In the letter to Obama, which he read out loud in Hebrew, the prime minister noted Pollard’s deteriorating health and the fact that his life sentence by far exceeded that of everyone else convicted of passing classified information to an ally.
“Since Jonathan Pollard has now spent 25 years in prison, I believe that a new request for clemency is highly appropriate,” Netanyahu wrote Obama in the letter. “I know that the United States is a country based on fairness, justice and mercy. For all these reasons, I respectfully ask that you favorably consider this request for clemency. The people of Israel will be eternally grateful.”
In the letter, Netanyahu apologized for using an agent to spy on the United States and pledged that it would never happen again.
“[Israel’s] actions were wrong and totally unacceptable,” he wrote. “Israel will continue to abide by its commitment that such wrongful actions will never be repeated.”
In a personal message to Pollard, Netanyahu then added in his speech that he should “continue to be strong,” told him that the entire nation was behind him and vowed that “you will be here soon.”
Opposition leader Tzipi Livni called Pollard “perhaps only the issue that everyone here [in the Knesset] could agree on.”
When asked why it took so long for Netanyahu to issue his public call for Pollard’s release, three weeks after he said he would do so, sources close to the prime minister said he had been consulting with legal authorities in Israel and the US on the exact wording of the letter.
Meanwhile, in the US, officials continued to come out on Tuesday with statements calling for Pollard’s release. Donald Levy, a former US Navy cryptologist who participated in the damage assessment regarding Pollard’s espionage, added his name to the long list of senators, congressmen and senior American officials urging Obama to commute Pollard’s sentence.
“There was nothing to indicate that Pollard gave information to any country but Israel,” Levy said. “Further, the information consisted primarily of daily operational intelligence summaries, information that is extremely perishable. It did not appear that the information he gave Israel should have resulted in a life sentence.”
A broad-based interfaith coalition comprised of more than 500 members of the clergy and community leaders also sent a letter to Obama on Tuesday in which they called for Pollard’s release.

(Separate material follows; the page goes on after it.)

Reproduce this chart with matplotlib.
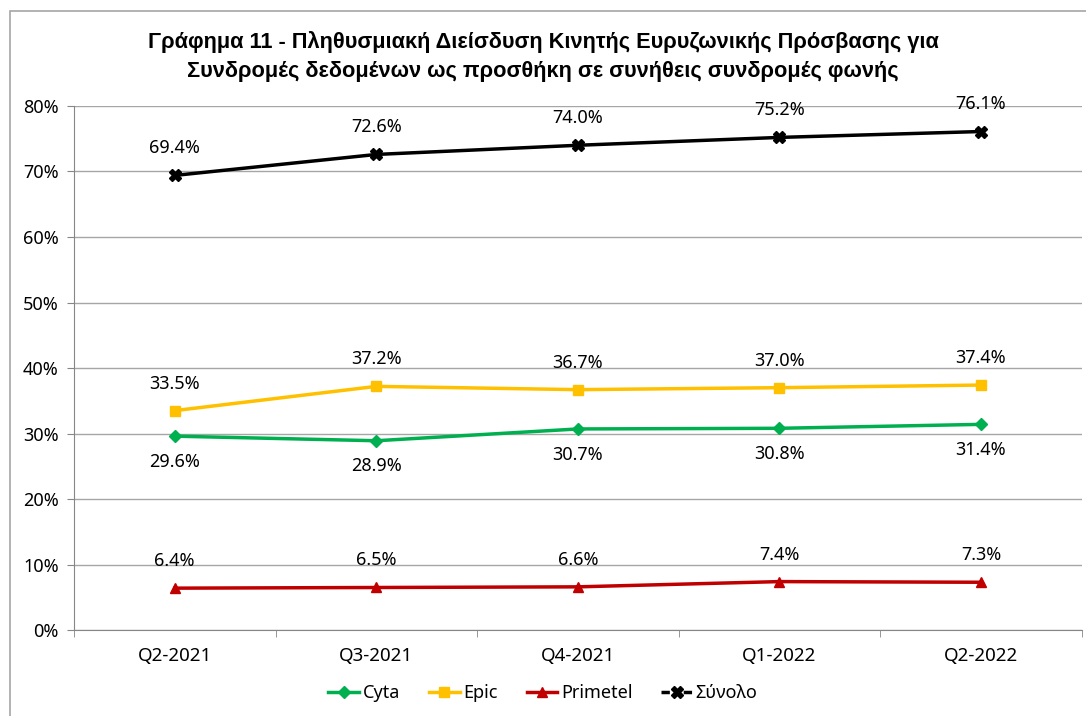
import matplotlib.pyplot as plt
from matplotlib.patches import Rectangle
from matplotlib.lines import Line2D
import numpy as np

# Data
quarters = ['Q2-2021', 'Q3-2021', 'Q4-2021', 'Q1-2022', 'Q2-2022']
cyta = [29.6, 28.9, 30.7, 30.8, 31.4]
epic = [33.5, 37.2, 36.7, 37.0, 37.4]
primetel = [6.4, 6.5, 6.6, 7.4, 7.3]
total = [69.4, 72.6, 74.0, 75.2, 76.1]

title = ('Γράφημα 11 - Πληθυσμιακή Διείσδυση Κινητής Ευρυζωνικής Πρόσβασης για\n'
         'Συνδρομές δεδομένων ως προσθήκη σε συνήθεις συνδρομές φωνής')

plt.rcParams['font.family'] = ['Noto Sans', 'DejaVu Sans']

fig = plt.figure(figsize=(10.86, 7.16), dpi=100)
ax = fig.add_axes([0.0681, 0.120, 0.928, 0.732])

x = np.arange(len(quarters))
series = [
    ('Cyta', cyta, '#00B050', 'D', 6, -1),
    ('Epic', epic, '#FFC000', 's', 7, 1),
    ('Primetel', primetel, '#C00000', '^', 7, 1),
    ('Σύνολο', total, 'black', 'X', 8, 1),
]
handles = []
for name, vals, col, mk, ms, side in series:
    ax.plot(x, vals, color=col, lw=2.5, marker=mk, markersize=ms, zorder=3)
    # legend entry (total uses a short dashed look like the original)
    ls = (0, (2.4, 4.0)) if name == 'Σύνολο' else '-'
    handles.append(Line2D([], [], color=col, lw=2.5, ls=ls, marker=mk,
                          markersize=ms, label=name))
    for xi, v in zip(x, vals):
        off = 13 if side > 0 else -12
        ax.annotate(f'{v:.1f}%', (xi, v), xytext=(0, off), textcoords='offset points',
                    ha='center', va='bottom' if side > 0 else 'top', fontsize=13)

ax.set_xlim(-0.5, len(quarters) - 0.5)
ax.set_ylim(0, 80)
ax.set_yticks(np.arange(0, 81, 10))
ax.set_yticklabels([f'{v}%' for v in range(0, 81, 10)], fontsize=13)
ax.set_xticks(x)
ax.set_xticklabels(quarters, fontsize=13.5)
ax.set_xticks(np.arange(-0.5, len(quarters), 1), minor=True)
ax.tick_params(axis='x', which='major', length=0, pad=12)
ax.tick_params(axis='x', which='minor', length=5, color='#868686')
ax.tick_params(axis='y', length=5, color='#868686', pad=6)
ax.grid(axis='y', color='#A6A6A6', lw=1)
ax.set_axisbelow(True)
for s in ['top', 'right']:
    ax.spines[s].set_visible(False)
for s in ['left', 'bottom']:
    ax.spines[s].set_color('#868686')

fig.text(0.5, 0.921, title, ha='center', va='center', fontsize=15.7, fontweight='bold',
         family=['Liberation Sans Narrow', 'Liberation Sans', 'DejaVu Sans'],
         linespacing=1.5)

fig.legend(handles=handles, loc='center', bbox_to_anchor=(0.5, 0.032), ncol=4,
           frameon=False, fontsize=13, handlelength=1.7, handletextpad=0.2,
           columnspacing=1.6)

fig.patches.append(Rectangle((10 / 1086, -0.05), 1.1, 1.05 - 11 / 716,
                             transform=fig.transFigure, fill=False,
                             edgecolor='#A6A6A6', lw=1.2))

plt.savefig('out.png', dpi=100)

The signatories on the letter include prominent religious and communal leaders from a wide array of Christian and Jewish communities, including representatives of Alliance for Jewish Renewal, American Values, Amit, Association of Reform Zionists of America, B’nai B’rith International, Central Conference of American Rabbis, Christians United for Israel, Conference of Presidents of Major American Jewish Organizations, EMUNAH of America, Florida Council of Churches, Hebrew Union College, Hillel, JCC’s of North America, Jewish Women International, National Council of Young Israel, New York Board of Rabbis, ORT America, Inc., Orthodox Union, Rabbinical Council of America, Religious Action Center of Reform Judaism, Religious Zionists of America – Mizrachi, Simon Wiesenthal Center, the Union for Reform Judaism, Yeshiva University, and the Zionist Organization of America.
“We, the undersigned, over five hundred religious and communal leaders representative of the broad spectrum of the American faith community, wish to add our voices in support of clemency for Jonathan Pollard,” they wrote.
“We are united in the fundamental belief that ‘Justice, only justice, shall you pursue’ (Deuteronomy 16:20), which rests at the core of our moral principles and system of justice.”